How to extract the 10 most frequent words in a text in form of a list of words in Python?


I have a text and am trying to extract the 10 most frequent words in it. I use the text.most_common(10) method, but am getting the ouput in form of a tuple which also contains the number of occurencies (which I don't need...). How can I fix this so that the output is just the words in form of a list?

Note: I can't use the nltk library in the program to be created.

this is the code I wrote:

tuple(map(str, Counter(text).most_common(10)))

this is the output I am getting:

('science', 55)

this is the output I need:

["science"]

Solution

  • You need to get the first item in the pairs returned by Counter.most_common().

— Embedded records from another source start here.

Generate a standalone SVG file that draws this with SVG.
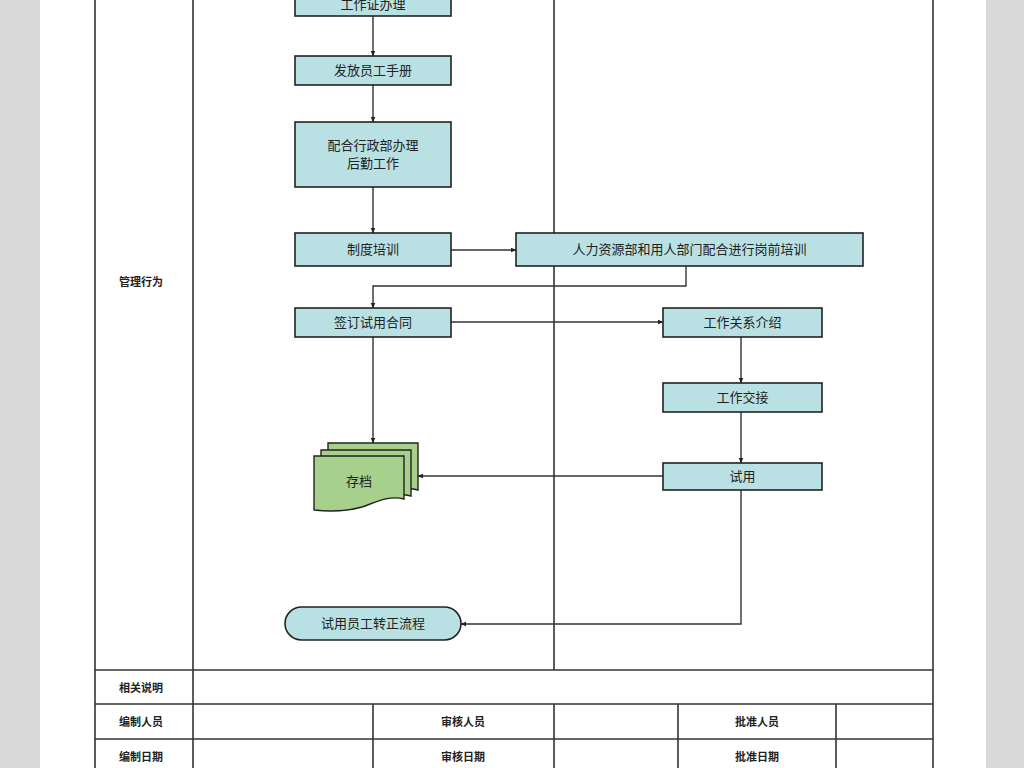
<svg xmlns="http://www.w3.org/2000/svg" width="1024" height="768" viewBox="0 0 1024 768">
<style>
.bg{fill:#dadada}
.frame{stroke:#333;stroke-width:1.6;fill:none}
.box{fill:#b9e0e2;stroke:#222;stroke-width:1.6}
.doc{fill:#a8d08d;stroke:#222;stroke-width:1.4}
.t{font-family:"Liberation Sans","Noto Sans CJK SC",sans-serif;font-size:13px;fill:#222;text-anchor:middle;dominant-baseline:central}
.lab{font-family:"Liberation Sans","Noto Sans CJK SC",sans-serif;font-size:11px;font-weight:bold;fill:#222;text-anchor:middle;dominant-baseline:central}
.c{stroke:#333;stroke-width:1.4;fill:none;marker-end:url(#ah)}
</style>
<defs>
<marker id="ah" viewBox="0 0 10 10" refX="9" refY="5" markerWidth="6" markerHeight="6" orient="auto" markerUnits="userSpaceOnUse">
<path d="M0,1 L10,5 L0,9 z" fill="#222"/>
</marker>
</defs>
<rect width="1024" height="768" fill="#fff"/>
<rect class="bg" x="0" y="0" width="40" height="768"/>
<rect class="bg" x="986" y="0" width="38" height="768"/>
<g id="table">
<line class="frame" x1="95" y1="0" x2="95" y2="768"/>
<line class="frame" x1="933" y1="0" x2="933" y2="768"/>
<line class="frame" x1="193" y1="0" x2="193" y2="768"/>
<line class="frame" x1="554" y1="0" x2="554" y2="670"/>
<line class="frame" x1="95" y1="670" x2="933" y2="670"/>
<line class="frame" x1="95" y1="704" x2="933" y2="704"/>
<line class="frame" x1="95" y1="739" x2="933" y2="739"/>
<line class="frame" x1="373" y1="704" x2="373" y2="768"/>
<line class="frame" x1="554" y1="704" x2="554" y2="768"/>
<line class="frame" x1="678" y1="704" x2="678" y2="768"/>
<line class="frame" x1="836" y1="704" x2="836" y2="768"/>
<text class="lab" x="141" y="282">管理行为</text>
<text class="lab" x="141" y="688">相关说明</text>
<text class="lab" x="141" y="722">编制人员</text>
<text class="lab" x="141" y="757">编制日期</text>
<text class="lab" x="463" y="722">审核人员</text>
<text class="lab" x="463" y="757">审核日期</text>
<text class="lab" x="757" y="722">批准人员</text>
<text class="lab" x="757" y="757">批准日期</text>
</g>
<g id="connectors">
<path class="c" d="M373,16 V56"/>
<path class="c" d="M373,85 V122"/>
<path class="c" d="M373,187 V233"/>
<path class="c" d="M451,250 H516"/>
<path class="c" d="M686,266 V286 H373 V308"/>
<path class="c" d="M451,322 H663"/>
<path class="c" d="M373,337 V443"/>
<path class="c" d="M741,337 V383"/>
<path class="c" d="M741,412 V463"/>
<path class="c" d="M663,476 H418"/>
<path class="c" d="M741,490 V624 H461"/>
</g>
<g id="n1"><rect class="box" x="295" y="-10" width="156" height="26"/><text class="t" x="373" y="4">工作证办理</text></g>
<g id="n2"><rect class="box" x="295" y="56" width="156" height="29"/><text class="t" x="373" y="70.5">发放员工手册</text></g>
<g id="n3"><rect class="box" x="295" y="122" width="156" height="65"/><text class="t" x="373" y="145">配合行政部办理</text><text class="t" x="373" y="163">后勤工作</text></g>
<g id="n4"><rect class="box" x="295" y="233" width="156" height="33"/><text class="t" x="373" y="249.5">制度培训</text></g>
<g id="n5"><rect class="box" x="516" y="233" width="347" height="33"/><text class="t" x="689.5" y="249.5">人力资源部和用人部门配合进行岗前培训</text></g>
<g id="n6"><rect class="box" x="295" y="308" width="156" height="29"/><text class="t" x="373" y="322.5">签订试用合同</text></g>
<g id="n7"><rect class="box" x="663" y="308" width="159" height="29"/><text class="t" x="742.5" y="322.5">工作关系介绍</text></g>
<g id="n8"><rect class="box" x="663" y="383" width="159" height="29"/><text class="t" x="742.5" y="397.5">工作交接</text></g>
<g id="n9"><rect class="box" x="663" y="463" width="159" height="27"/><text class="t" x="742.5" y="476.5">试用</text></g>
<g id="n10">
<path class="doc" d="M328,443 H418 V490 C402,486 388,493 376,497 C362,501 345,501 328,499 Z"/>
<path class="doc" d="M321,450 H411 V496 C395,492 381,499 369,503 C355,507 338,507 321,505 Z"/>
<path class="doc" d="M314,456 H404 V499 C388,495 374,503 362,507 C348,511 331,512 314,510 Z"/>
<text class="t" x="359" y="481">存档</text>
</g>
<g id="n11"><rect class="box" x="285" y="607" width="176" height="33" rx="16.5"/><text class="t" x="373" y="623.5">试用员工转正流程</text></g>
</svg>
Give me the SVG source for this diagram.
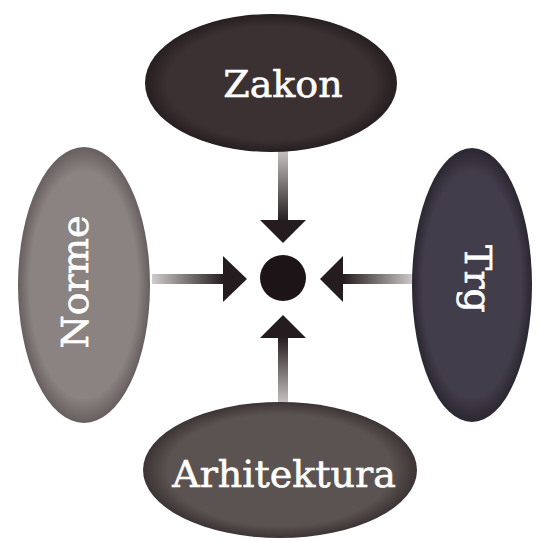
<svg xmlns="http://www.w3.org/2000/svg" width="539" height="541" viewBox="0 0 539 541">
<defs>
<radialGradient id="gZakon" cx="0.5" cy="0.5" r="0.5"><stop offset="0.82" stop-color="#3b3133"/><stop offset="1" stop-color="#261e20"/></radialGradient>
<radialGradient id="gNorme" cx="0.5" cy="0.5" r="0.5"><stop offset="0.82" stop-color="#8b8381"/><stop offset="1" stop-color="#675f5d"/></radialGradient>
<radialGradient id="gTrg" cx="0.5" cy="0.5" r="0.5"><stop offset="0.82" stop-color="#423d4a"/><stop offset="1" stop-color="#2b2731"/></radialGradient>
<radialGradient id="gArh" cx="0.5" cy="0.5" r="0.5"><stop offset="0.82" stop-color="#5b5351"/><stop offset="1" stop-color="#3c3432"/></radialGradient>
<linearGradient id="sTop" x1="0" y1="150" x2="0" y2="222" gradientUnits="userSpaceOnUse"><stop offset="0" stop-color="#c8c4c4"/><stop offset="1" stop-color="#241c1e"/></linearGradient>
<linearGradient id="sLeft" x1="152" y1="0" x2="224" y2="0" gradientUnits="userSpaceOnUse"><stop offset="0" stop-color="#d0cccc"/><stop offset="1" stop-color="#241c1e"/></linearGradient>
<linearGradient id="sRight" x1="414" y1="0" x2="343" y2="0" gradientUnits="userSpaceOnUse"><stop offset="0" stop-color="#d0cccc"/><stop offset="1" stop-color="#241c1e"/></linearGradient>
<linearGradient id="sBot" x1="0" y1="404" x2="0" y2="337" gradientUnits="userSpaceOnUse"><stop offset="0" stop-color="#c8c4c4"/><stop offset="1" stop-color="#241c1e"/></linearGradient>
</defs>
<style>
.lbl{font-family:"DejaVu Serif","Liberation Serif",serif;font-size:38px;fill:#ffffff;text-anchor:middle;stroke:#ffffff;stroke-width:0.6}
.head{fill:#241c1e}
</style>
<rect width="539" height="541" fill="#ffffff"/>
<g id="connectors">
<rect x="278" y="150" width="10" height="72" fill="url(#sTop)"/>
<polygon class="head" points="260,220 306,220 283,243"/>
<rect x="152" y="274" width="72" height="10" fill="url(#sLeft)"/>
<polygon class="head" points="223,256 223,302 247,279"/>
<rect x="342" y="274" width="72" height="10" fill="url(#sRight)"/>
<polygon class="head" points="343,256 343,302 320,279"/>
<rect x="278" y="337" width="10" height="67" fill="url(#sBot)"/>
<polygon class="head" points="260,338 306,338 283,315"/>
</g>
<g id="center"><circle cx="283" cy="278" r="23" fill="#1c1416"/></g>
<g id="zakon">
<ellipse cx="271" cy="83" rx="126" ry="69" fill="url(#gZakon)"/>
<text class="lbl" x="283" y="97">Zakon</text>
</g>
<g id="norme">
<ellipse cx="84" cy="285" rx="66" ry="138" fill="url(#gNorme)"/>
<text class="lbl" transform="translate(88,282) rotate(-90)" x="0" y="0">Norme</text>
</g>
<g id="trg">
<ellipse cx="472" cy="285" rx="60" ry="137" fill="url(#gTrg)"/>
<text class="lbl" transform="translate(465,279) rotate(90)" x="0" y="0">Trg</text>
</g>
<g id="arhitektura">
<ellipse cx="280" cy="470" rx="137" ry="68" fill="url(#gArh)"/>
<text class="lbl" x="284" y="487">Arhitektura</text>
</g>
</svg>
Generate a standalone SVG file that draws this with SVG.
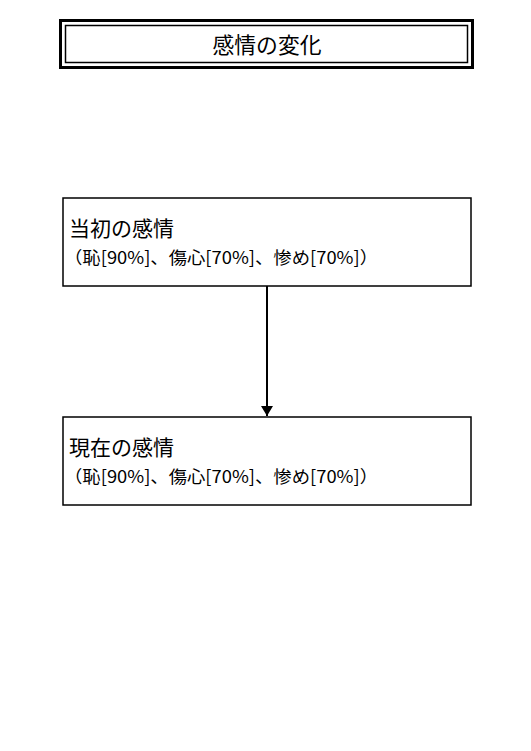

    [t[0] for t in counter.most_common(10)]
    

    Full demo:

    from collections import Counter
    
    text = """\
    A Counter is a dict subclass for counting hashable objects. It is a collection
    where elements are stored as dictionary keys and their counts are stored as
    dictionary values. Counts are allowed to be any integer value including zero or
    negative counts. The Counter class is similar to bags or multisets in other
    languages.
    
    Elements are counted from an iterable or initialized from another mapping (or
    counter):
    
    Counter objects have a dictionary interface except that they return a zero
    count for missing items instead of raising a KeyError:
    
    Setting a count to zero does not remove an element from a counter. Use del to
    remove it entirely:
    
    New in version 3.1.
    
    Changed in version 3.7: As a dict subclass, Counter inherited the capability to
    remember insertion order. Math operations on Counter objects also preserve
    order. Results are ordered according to when an element is first encountered in
    the left operand and then by the order encountered in the right operand.
    """
    
    counter = Counter(text.split())
    
    [t[0] for t in counter.most_common(10)]
    

    gives

    ['a', 'to', 'Counter', 'are', 'in', 'is', 'the', 'dictionary', 'zero', 'or']